• [Problem description]:
Print the listing as it stands, omitting all images.

* Begin Collected material *

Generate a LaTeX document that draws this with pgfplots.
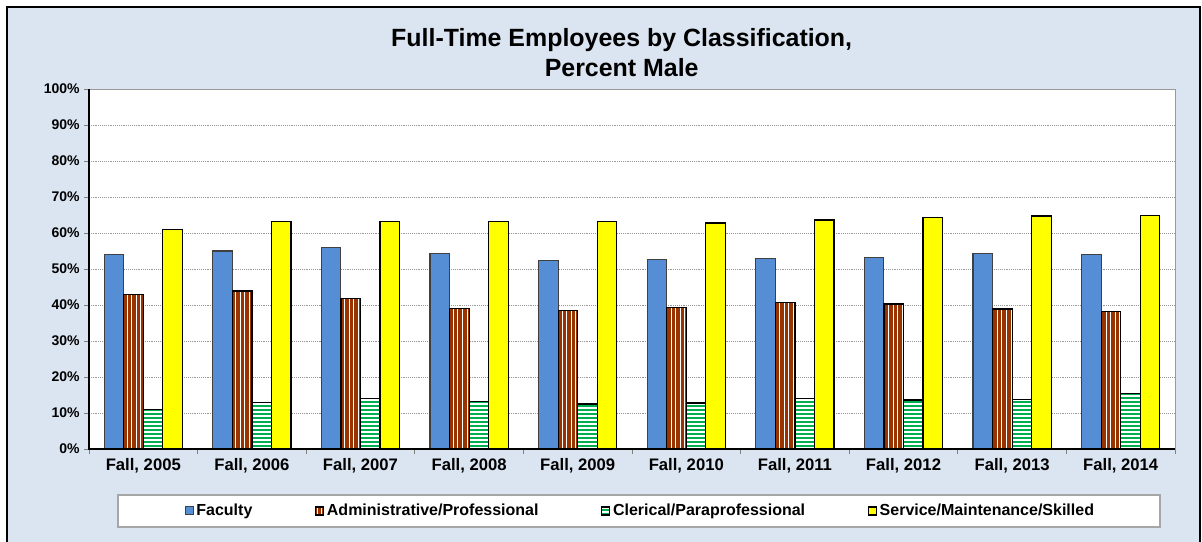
\documentclass[border=0pt]{standalone}
\usepackage{pgfplots}
\pgfplotsset{compat=1.18}
\usepackage{fontspec}
\setmainfont{Liberation Sans}
\usetikzlibrary{patterns.meta}
\definecolor{bgblue}{HTML}{DBE5F1}
\definecolor{facblue}{HTML}{558ED5}
\definecolor{admbrown}{HTML}{993300}
\definecolor{clgreen}{HTML}{00B050}
\definecolor{svyellow}{HTML}{FFFF00}
\begin{document}
\begin{tikzpicture}
\useasboundingbox (-66.75pt,-69.75pt) rectangle (834.75pt,336.75pt);
\fill[white] (-66.75pt,-69.75pt) rectangle (834.75pt,336.75pt);
\fill[bgblue] (-61.5pt,-71pt) rectangle (833.6pt,331.5pt);
\draw[black, line width=1.5pt] (-61.5pt,-71pt) -- (-61.5pt,331.5pt) -- (833.6pt,331.5pt) -- (833.6pt,-71pt);
\draw[gray!70, line width=0.8pt, fill=white] (21.75pt,-34.5pt) rectangle (803.25pt,-58.5pt);
\begin{axis}[
  width=814.5pt, height=270pt, scale only axis,
  xmin=-0.5, xmax=9.5, ymin=0, ymax=100,
  ybar=0pt, bar width=0.18,
  axis background/.style={fill=white},
  axis line style={gray!80, line width=0.6pt},
  xtick={-0.5,0.5,1.5,2.5,3.5,4.5,5.5,6.5,7.5,8.5,9.5},
  x tick label as interval,
  xticklabels={{Fall, 2005},{Fall, 2006},{Fall, 2007},{Fall, 2008},{Fall, 2009},{Fall, 2010},{Fall, 2011},{Fall, 2012},{Fall, 2013},{Fall, 2014}},
  ytick={0,10,...,100},
  yticklabel={\pgfmathprintnumber{\tick}\%},
  tick align=outside, tick pos=left,
  major tick length=3.5pt,
  tick style={gray, line width=0.6pt},
  ymajorgrids, grid style={densely dotted, gray!80, line width=0.5pt},
  x tick label style={font=\fontsize{12.5}{14}\selectfont\bfseries},
  y tick label style={font=\fontsize{10.5}{12}\selectfont\bfseries},
  /pgf/number format/assume math mode=true,
  legend style={draw=none, fill=none, at={(0.508,-0.172)}, anchor=center,
    legend columns=4, /tikz/every even column/.append style={column sep=45pt},
    font=\fontsize{12}{14}\selectfont\bfseries},
  legend image code/.code={\draw[#1] (0pt,-3pt) rectangle (6pt,3pt);},
  after end axis/.code={\draw[black, line width=0.8pt] (rel axis cs:0,1) -- (rel axis cs:0,0) -- (rel axis cs:1,0);},
]
\addplot[fill=facblue, draw=black!75, line width=0.8pt] coordinates {(0,54.0) (1,55.0) (2,56.0) (3,54.2) (4,52.3) (5,52.7) (6,52.9) (7,53.1) (8,54.2) (9,53.9)};
\addplot[draw=black, line width=0.9pt, preaction={fill=admbrown}, pattern={Lines[angle=90,distance=3.4pt,line width=0.6pt]}, pattern color=white] coordinates {(0,43.0) (1,43.9) (2,41.9) (3,39.1) (4,38.5) (5,39.4) (6,40.7) (7,40.3) (8,38.9) (9,38.2)};
\addplot[draw=black, line width=0.9pt, preaction={fill=white}, pattern={Lines[angle=0,distance=3pt,line width=1.3pt]}, pattern color=clgreen] coordinates {(0,10.9) (1,13.0) (2,14.0) (3,13.3) (4,12.5) (5,12.8) (6,14.1) (7,13.6) (8,13.7) (9,15.4)};
\addplot[fill=svyellow, draw=black, line width=0.9pt] coordinates {(0,60.9) (1,63.1) (2,63.1) (3,63.1) (4,63.1) (5,62.8) (6,63.6) (7,64.3) (8,64.7) (9,64.9)};
\legend{Faculty, Administrative/Professional, Clerical/Paraprofessional, Service/Maintenance/Skilled}
\end{axis}
\node[align=center, font=\fontsize{18.7}{22.5}\selectfont\bfseries] at (399.5pt,297pt) {Full-Time Employees by Classification,\\Percent Male};
\end{tikzpicture}
\end{document}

* End Collected material *

• [Full output]:
Generate a LaTeX document that draws this with pgfplots.
\documentclass[border=0pt]{standalone}
\usepackage{pgfplots}
\pgfplotsset{compat=1.18}
\usepackage{fontspec}
\setmainfont{Liberation Sans}
\usetikzlibrary{patterns.meta}
\definecolor{bgblue}{HTML}{DBE5F1}
\definecolor{facblue}{HTML}{558ED5}
\definecolor{admbrown}{HTML}{993300}
\definecolor{clgreen}{HTML}{00B050}
\definecolor{svyellow}{HTML}{FFFF00}
\begin{document}
\begin{tikzpicture}
\useasboundingbox (-66.75pt,-69.75pt) rectangle (834.75pt,336.75pt);
\fill[white] (-66.75pt,-69.75pt) rectangle (834.75pt,336.75pt);
\fill[bgblue] (-61.5pt,-71pt) rectangle (833.6pt,331.5pt);
\draw[black, line width=1.5pt] (-61.5pt,-71pt) -- (-61.5pt,331.5pt) -- (833.6pt,331.5pt) -- (833.6pt,-71pt);
\draw[gray!70, line width=0.8pt, fill=white] (21.75pt,-34.5pt) rectangle (803.25pt,-58.5pt);
\begin{axis}[
  width=814.5pt, height=270pt, scale only axis,
  xmin=-0.5, xmax=9.5, ymin=0, ymax=100,
  ybar=0pt, bar width=0.18,
  axis background/.style={fill=white},
  axis line style={gray!80, line width=0.6pt},
  xtick={-0.5,0.5,1.5,2.5,3.5,4.5,5.5,6.5,7.5,8.5,9.5},
  x tick label as interval,
  xticklabels={{Fall, 2005},{Fall, 2006},{Fall, 2007},{Fall, 2008},{Fall, 2009},{Fall, 2010},{Fall, 2011},{Fall, 2012},{Fall, 2013},{Fall, 2014}},
  ytick={0,10,...,100},
  yticklabel={\pgfmathprintnumber{\tick}\%},
  tick align=outside, tick pos=left,
  major tick length=3.5pt,
  tick style={gray, line width=0.6pt},
  ymajorgrids, grid style={densely dotted, gray!80, line width=0.5pt},
  x tick label style={font=\fontsize{12.5}{14}\selectfont\bfseries},
  y tick label style={font=\fontsize{10.5}{12}\selectfont\bfseries},
  /pgf/number format/assume math mode=true,
  legend style={draw=none, fill=none, at={(0.508,-0.172)}, anchor=center,
    legend columns=4, /tikz/every even column/.append style={column sep=45pt},
    font=\fontsize{12}{14}\selectfont\bfseries},
  legend image code/.code={\draw[#1] (0pt,-3pt) rectangle (6pt,3pt);},
  after end axis/.code={\draw[black, line width=0.8pt] (rel axis cs:0,1) -- (rel axis cs:0,0) -- (rel axis cs:1,0);},
]
\addplot[fill=facblue, draw=black!75, line width=0.8pt] coordinates {(0,54.0) (1,55.0) (2,56.0) (3,54.2) (4,52.3) (5,52.7) (6,52.9) (7,53.1) (8,54.2) (9,53.9)};
\addplot[draw=black, line width=0.9pt, preaction={fill=admbrown}, pattern={Lines[angle=90,distance=3.4pt,line width=0.6pt]}, pattern color=white] coordinates {(0,43.0) (1,43.9) (2,41.9) (3,39.1) (4,38.5) (5,39.4) (6,40.7) (7,40.3) (8,38.9) (9,38.2)};
\addplot[draw=black, line width=0.9pt, preaction={fill=white}, pattern={Lines[angle=0,distance=3pt,line width=1.3pt]}, pattern color=clgreen] coordinates {(0,10.9) (1,13.0) (2,14.0) (3,13.3) (4,12.5) (5,12.8) (6,14.1) (7,13.6) (8,13.7) (9,15.4)};
\addplot[fill=svyellow, draw=black, line width=0.9pt] coordinates {(0,60.9) (1,63.1) (2,63.1) (3,63.1) (4,63.1) (5,62.8) (6,63.6) (7,64.3) (8,64.7) (9,64.9)};
\legend{Faculty, Administrative/Professional, Clerical/Paraprofessional, Service/Maintenance/Skilled}
\end{axis}
\node[align=center, font=\fontsize{18.7}{22.5}\selectfont\bfseries] at (399.5pt,297pt) {Full-Time Employees by Classification,\\Percent Male};
\end{tikzpicture}
\end{document}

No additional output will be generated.